Wednesday, June 20, 2007

Years before kids and my life, I worked at a laundry. Taking in others laundry, dry cleaning, pressing...people flowed in and out of my days, none more memorable than another. There is one memory that clings, well, maybe two, but we'll talk about just the one now.

I smiled a lot then. Everyone got one free of charge. Now this may sound cheap, with no feeling behind it but that isn't so. I had the blissful ignorance of youth and serenity of a satisfied spirit. Work is all the joy I needed. Work offered itself as food to feed my spirit and I ate it up, working long hot hours over steam presses, breathing in the fumes of solvent, and earning the respect of my bosses. Money and clothes passed back and forth across the counter. Looking back, the distance between me, and those on the other side was cavernous. I don't know that I ever thought that, and if I had, what that might have meant to my future. For now I'm grateful for the blessed ignorance.
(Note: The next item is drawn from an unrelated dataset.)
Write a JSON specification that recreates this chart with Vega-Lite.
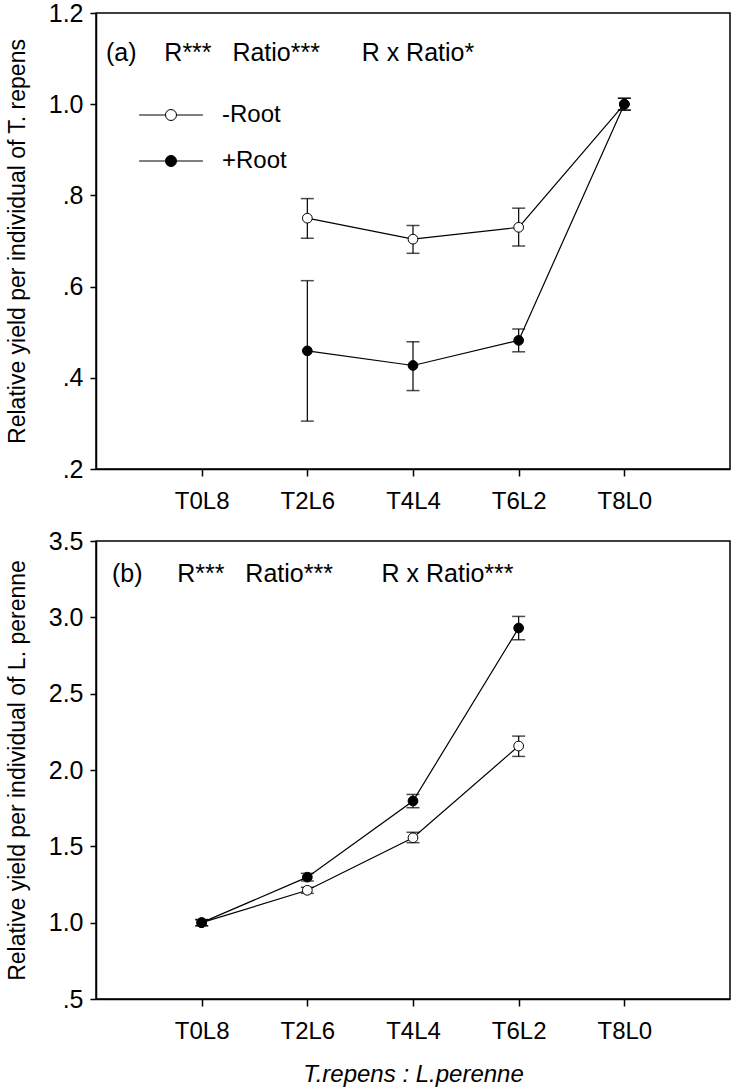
{
  "$schema": "https://vega.github.io/schema/vega-lite/v6.json",
  "background": "white",
  "padding": {"left": 5, "top": 0, "right": 0, "bottom": 0},
  "datasets": {
    "a": [
      {"group": "-Root", "ratio": "T2L6", "y": 0.750, "lo": 0.706, "hi": 0.793},
      {"group": "-Root", "ratio": "T4L4", "y": 0.704, "lo": 0.673, "hi": 0.734},
      {"group": "-Root", "ratio": "T6L2", "y": 0.730, "lo": 0.689, "hi": 0.772},
      {"group": "-Root", "ratio": "T8L0", "y": 1.000, "lo": 0.987, "hi": 1.013},
      {"group": "+Root", "ratio": "T2L6", "y": 0.459, "lo": 0.305, "hi": 0.613},
      {"group": "+Root", "ratio": "T4L4", "y": 0.427, "lo": 0.372, "hi": 0.479},
      {"group": "+Root", "ratio": "T6L2", "y": 0.482, "lo": 0.457, "hi": 0.507},
      {"group": "+Root", "ratio": "T8L0", "y": 1.000, "lo": 0.987, "hi": 1.013}
    ],
    "b": [
      {"group": "-Root", "ratio": "T0L8", "y": 1.000, "lo": 0.980, "hi": 1.020},
      {"group": "-Root", "ratio": "T2L6", "y": 1.212, "lo": 1.192, "hi": 1.232},
      {"group": "-Root", "ratio": "T4L4", "y": 1.556, "lo": 1.524, "hi": 1.592},
      {"group": "-Root", "ratio": "T6L2", "y": 2.157, "lo": 2.089, "hi": 2.222},
      {"group": "+Root", "ratio": "T0L8", "y": 1.000, "lo": 0.980, "hi": 1.020},
      {"group": "+Root", "ratio": "T2L6", "y": 1.298, "lo": 1.273, "hi": 1.323},
      {"group": "+Root", "ratio": "T4L4", "y": 1.797, "lo": 1.753, "hi": 1.840},
      {"group": "+Root", "ratio": "T6L2", "y": 2.930, "lo": 2.853, "hi": 3.006}
    ]
  },
  "config": {
    "font": "Liberation Sans",
    "view": {"stroke": "black", "strokeWidth": 1.5},
    "axis": {
      "domainColor": "black", "domainWidth": 1.5, "tickColor": "black", "tickWidth": 1.5,
      "labelColor": "black", "titleColor": "black", "grid": false,
      "labelFont": "Liberation Sans", "titleFont": "Liberation Sans", "titleFontWeight": "normal"
    }
  },
  "vconcat": [
    {
      "width": 634, "height": 456,
      "data": {"name": "a"},
      "title": {"text": "(a)\u00a0\u00a0\u00a0\u00a0R***\u00a0\u00a0\u00a0Ratio***\u00a0\u00a0\u00a0\u00a0\u00a0\u00a0R x Ratio*", "anchor": "start", "frame": "group", "orient": "top", "offset": -85, "baseline": "alphabetic", "fontSize": 25, "fontWeight": "normal", "dx": 10, "color": "black"},
      "encoding": {
        "x": {"field": "ratio", "type": "ordinal", "scale": {"type": "point", "domain": ["T0L8", "T2L6", "T4L4", "T6L2", "T8L0"], "padding": 1},
              "axis": {"title": null, "labelAngle": 0, "labelFontSize": 24, "tickSize": 7, "labelPadding": 13}}
      },
      "layer": [
        {"mark": {"type": "line", "color": "black", "strokeWidth": 1.2},
         "encoding": {
           "y": {"field": "y", "type": "quantitative", "title": "Relative yield per individual of T. repens",
                 "scale": {"domain": [0.2, 1.2], "nice": false, "zero": false},
                 "axis": {"values": [0.2, 0.4, 0.6, 0.8, 1.0, 1.2], "labelExpr": "datum.value < 0.99 ? replace(format(datum.value, '.1f'), '0.', '.') : format(datum.value, '.1f')", "labelFontSize": 25, "tickSize": 6, "labelPadding": 7, "titleFontSize": 23, "titlePadding": 19}},
           "detail": {"field": "group"}}},
        {"mark": {"type": "rule", "color": "black", "strokeWidth": 1.2},
         "encoding": {"y": {"field": "lo", "type": "quantitative", "title": "Relative yield per individual of T. repens"}, "y2": {"field": "hi"}, "detail": {"field": "group"}}},
        {"mark": {"type": "tick", "color": "black", "size": 13, "thickness": 1.5},
         "encoding": {"y": {"field": "lo", "type": "quantitative", "title": "Relative yield per individual of T. repens"}}},
        {"mark": {"type": "tick", "color": "black", "size": 13, "thickness": 1.5},
         "encoding": {"y": {"field": "hi", "type": "quantitative", "title": "Relative yield per individual of T. repens"}}},
        {"mark": {"type": "point", "shape": "circle", "filled": true, "size": 95, "stroke": "black", "strokeWidth": 1, "opacity": 1},
         "encoding": {
           "y": {"field": "y", "type": "quantitative", "title": "Relative yield per individual of T. repens"},
           "fill": {"field": "group", "type": "nominal", "scale": {"domain": ["-Root", "+Root"], "range": ["white", "black"]},
                    "legend": {"title": null, "orient": "none", "legendX": 63, "legendY": 90, "labelFontSize": 24, "labelColor": "black",
                               "symbolType": "M-5.8,0H-1M1,0H5.8M-1,0A1,1 0 1,1 1,0A1,1 0 1,1 -1,0Z", "symbolSize": 121,
                               "symbolStrokeColor": "black", "symbolStrokeWidth": 1, "rowPadding": 22, "labelOffset": 39}}}}
      ]
    },
    {
      "width": 634, "height": 458,
      "data": {"name": "b"},
      "title": {"text": "(b)\u00a0\u00a0\u00a0\u00a0\u00a0R***\u00a0\u00a0\u00a0Ratio***\u00a0\u00a0\u00a0\u00a0\u00a0\u00a0\u00a0R x Ratio***", "anchor": "start", "frame": "group", "orient": "top", "offset": -78, "baseline": "alphabetic", "fontSize": 25, "fontWeight": "normal", "dx": 16, "color": "black"},
      "encoding": {
        "x": {"field": "ratio", "type": "ordinal", "scale": {"type": "point", "domain": ["T0L8", "T2L6", "T4L4", "T6L2", "T8L0"], "padding": 1},
              "axis": {"title": "T.repens : L.perenne", "titleFontStyle": "italic", "titleFontSize": 24, "titlePadding": 19, "labelAngle": 0, "labelFontSize": 24, "tickSize": 7, "labelPadding": 13}}
      },
      "layer": [
        {"mark": {"type": "line", "color": "black", "strokeWidth": 1.2},
         "encoding": {
           "y": {"field": "y", "type": "quantitative", "title": "Relative yield per individual of L. perenne",
                 "scale": {"domain": [0.5, 3.5], "nice": false, "zero": false},
                 "axis": {"values": [0.5, 1.0, 1.5, 2.0, 2.5, 3.0, 3.5], "labelExpr": "datum.value < 0.99 ? replace(format(datum.value, '.1f'), '0.', '.') : format(datum.value, '.1f')", "labelFontSize": 25, "tickSize": 6, "labelPadding": 7, "titleFontSize": 23, "titlePadding": 19}},
           "detail": {"field": "group"}}},
        {"mark": {"type": "rule", "color": "black", "strokeWidth": 1.2},
         "encoding": {"y": {"field": "lo", "type": "quantitative", "title": "Relative yield per individual of L. perenne"}, "y2": {"field": "hi"}, "detail": {"field": "group"}}},
        {"mark": {"type": "tick", "color": "black", "size": 13, "thickness": 1.5},
         "encoding": {"y": {"field": "lo", "type": "quantitative", "title": "Relative yield per individual of L. perenne"}}},
        {"mark": {"type": "tick", "color": "black", "size": 13, "thickness": 1.5},
         "encoding": {"y": {"field": "hi", "type": "quantitative", "title": "Relative yield per individual of L. perenne"}}},
        {"mark": {"type": "point", "shape": "circle", "filled": true, "size": 95, "stroke": "black", "strokeWidth": 1, "opacity": 1},
         "encoding": {
           "y": {"field": "y", "type": "quantitative", "title": "Relative yield per individual of L. perenne"},
           "fill": {"field": "group", "type": "nominal", "scale": {"domain": ["-Root", "+Root"], "range": ["white", "black"]}, "legend": null}}}
      ]
    }
  ],
  "spacing": 72,
  "bounds": "flush",
  "resolve": {"scale": {"fill": "independent"}, "legend": {"fill": "independent"}}
}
One bright day, I was working at the register. You might say I was glowing. I'd just finished wiping down all the washers and sweeping the floors; everything gleamed. The floor to ceiling windows filled two walls of the building and the sunlight glossed the floor. All the dry-cleaning machines were running, and everything that needed pressing was done. I just had to wait for the reclaimer (basically a large dryer) to finish so I could press again.

A shadow approached the door and my youthful eagerness bounced me to the register to take care of another customer. A young man came in of course to pick up some dry cleaning. Now, his face escapes the memory and all other things about the process were ordinary; I got his name and collected his things, check the ticket to be sure nothing was missed, hung the clothes on the hook, and rang up his costs. He handed his money over to pay the ticket and then I handed back his change. In the brief moment that our fingers touched, I felt a charge. I know he felt the same tingle because he looked up at me just as suddenly as I looked at him. We both stared uncomfortaby for a moment longer shy and looking down and away, then he was gone.

Now at the time I was living with my now husband. That brief encounter gave me pause but nothing more and why it still stays in my mind has never bothered me before.